Come di consueto, nei “Trentodoc tasting” dopo la teoria si passa alla pratica, con sei calici che raccontano concretamente quanto detto sin qui. Si inizia con il Trentodoc 100% Chardonnay, 30 mesi sui lieviti: al naso profuma di tiglio, mela golden, pera Williams e una lieve sensazione di erbe aromatiche, mentre al sorso è salino, schietto, essenziale.

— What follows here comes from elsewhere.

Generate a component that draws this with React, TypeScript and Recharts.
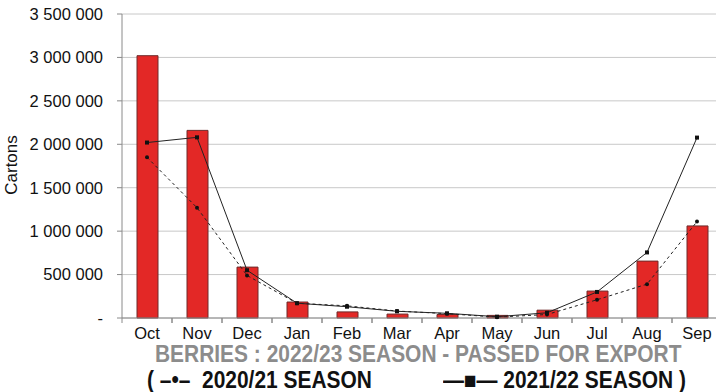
import { ComposedChart, Bar, Line, XAxis, YAxis, CartesianGrid } from 'recharts'

const months = ['Oct', 'Nov', 'Dec', 'Jan', 'Feb', 'Mar', 'Apr', 'May', 'Jun', 'Jul', 'Aug', 'Sep']
const season2223 = [3020000, 2160000, 586000, 184000, 70000, 45000, 40000, 30000, 90000, 310000, 655000, 1060000]
const season2122 = [2020000, 2080000, 550000, 170000, 130000, 77000, 54000, 15000, 60000, 300000, 755000, 2077000]
const season2021 = [1850000, 1270000, 490000, 170000, 140000, 80000, 50000, 10000, 40000, 210000, 390000, 1110000]
const yTicks = [0, 500000, 1000000, 1500000, 2000000, 2500000, 3000000, 3500000]

const data = months.map((m, i) => ({ month: m, s2223: season2223[i], s2122: season2122[i], s2021: season2021[i] }))

const W = 722
const H = 392
const LEFT = 122
const HALF_BAND = (W - LEFT) / months.length / 2

// thousands separated by a space, zero shown as a dash
const fmt = (v: number) => (v === 0 ? '-' : v.toLocaleString('en-US').replace(/,/g, ' '))

const XTick = ({ x, y, payload }: any) => (
  <g>
    <line x1={x - HALF_BAND} x2={x - HALF_BAND} y1={y - 8} y2={y - 3} stroke="#8a8a8a" />
    <line x1={x + HALF_BAND} x2={x + HALF_BAND} y1={y - 8} y2={y - 3} stroke="#8a8a8a" />
    <text x={x} y={y + 13} textAnchor="middle" fill="#111" fontSize={16.5}>{payload.value}</text>
  </g>
)

const SquareDot = ({ cx, cy }: any) => <rect x={cx - 2} y={cy - 2} width={4} height={4} fill="#111" />
const RoundDot = ({ cx, cy }: any) => <circle cx={cx} cy={cy} r={2} fill="#111" />

const bold = {
  position: 'absolute' as const,
  fontFamily: 'Liberation Sans, Arial, sans-serif',
  fontWeight: 'bold' as const,
  fontSize: 23,
  whiteSpace: 'nowrap' as const,
  transformOrigin: 'left top',
  transform: 'scaleX(0.91)',
}

export default function App() {
  return (
    <div style={{ position: 'absolute', left: 0, top: 0, width: 716, height: 392, overflow: 'hidden', background: '#fff', fontFamily: 'Liberation Sans, Arial, sans-serif' }}>
      <ComposedChart width={W} height={H} data={data} margin={{ top: 14, right: 0, bottom: 0, left: 0 }}>
        <CartesianGrid vertical={false} stroke="#c8c8c8" />
        <XAxis dataKey="month" height={74} tick={<XTick />} tickLine={false} axisLine={{ stroke: '#8a8a8a' }} interval={0} />
        <YAxis
          width={LEFT}
          domain={[0, 3500000]}
          ticks={yTicks}
          tickFormatter={fmt}
          tick={{ fill: '#111', fontSize: 16.5 }}
          tickSize={5}
          tickMargin={14}
          tickLine={{ stroke: '#8a8a8a' }}
          axisLine={{ stroke: '#8a8a8a' }}
        />
        <Bar dataKey="s2223" fill="#e32826" stroke="#6e2a2a" strokeWidth={1} barSize={21} isAnimationActive={false} />
        <Line dataKey="s2021" stroke="#222" strokeWidth={1} strokeDasharray="3 3" dot={<RoundDot />} activeDot={false} isAnimationActive={false} />
        <Line dataKey="s2122" stroke="#222" strokeWidth={1} dot={<SquareDot />} activeDot={false} isAnimationActive={false} />
      </ComposedChart>
      <div style={{ position: 'absolute', left: 12, top: 165, transform: 'translate(-50%, -50%) rotate(-90deg)', fontSize: 17, color: '#111' }}>Cartons</div>
      <div style={{ ...bold, left: 155, top: 341, color: '#8c8c8c' }}>
        BERRIES : 2022/23 SEASON - PASSED FOR EXPORT
      </div>
      <div style={{ ...bold, left: 147, top: 367, color: '#111' }}>
        ( –•– &nbsp;2020/21 SEASON
      </div>
      <div style={{ ...bold, left: 443, top: 367, color: '#111' }}>
        —■— 2021/22 SEASON )
      </div>
    </div>
  )
}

Il secondo calice ci porta in valle di Cembra con un Trentodoc 100% Chardonnay, 50 mesi sui lieviti: gusto fragrante e complesso, con note floreali e di frutta gialla matura, ma anche leggere note di nocciola e pane tostato, al sorso è compatto, profondo, ritmato, fresco, limonato e sapido.

È la volta poi del Trentodoc 60% Chardonnay e 40% Pinot Nero: 48 mesi sui lieviti regala profumi intensi e fini, con sentori campestri e note di mela verde, crosta di pane e una bella mineralità; al palato è materico, secco, elegante, avvolgente, con note di succo di lime e una chiusura aromatica molto persistente. Con il quarto calice si va in Vallagarina con un Trentodoc 100% Chardonnay coltivato fino a 800 metri di altitudine, 60 mesi di affinamento sui lieviti: sinuoso, con sviluppo orizzontale e carezzevole, sapido, presenta carattere basaltico con tocchi di pietra focaia e boisé, intriganti note agrumate, soprattutto mandarino, di mela renetta e di rosmarino. Con il quinto calice si torna nella zona di Trento con un Trentodoc 70% Chardonnay e 30% Pinot Nero, uvaggi coltivati a un’altitudine di circa 600 metri e un terreno con residuo vulcanico, fluviale e glaciale, 72 mesi sui lieviti: profuma di agrumi, mela, miele, vaniglia, anice stellato, menta piperita, mentre al sorso è pieno, persistente ed elegante, con una bella acidità che sostiene la materia. Gran finale con un Trentodoc 100% Pinot Nero, 60 mesi sui lieviti: al naso, frutta candita, pandoro, finocchietto, cumino, con un leggero tocco fumé, mela cotogna, tè, zenzero, pane tostato; al sorso è complesso, austero, importante, con una bella freschezza agrumata.

Il Trentodoc Festival è promosso dalla Provincia autonoma di Trento e organizzato da Istituto Trento Doc e Trentino Marketing, in collaborazione con il Corriere della Sera.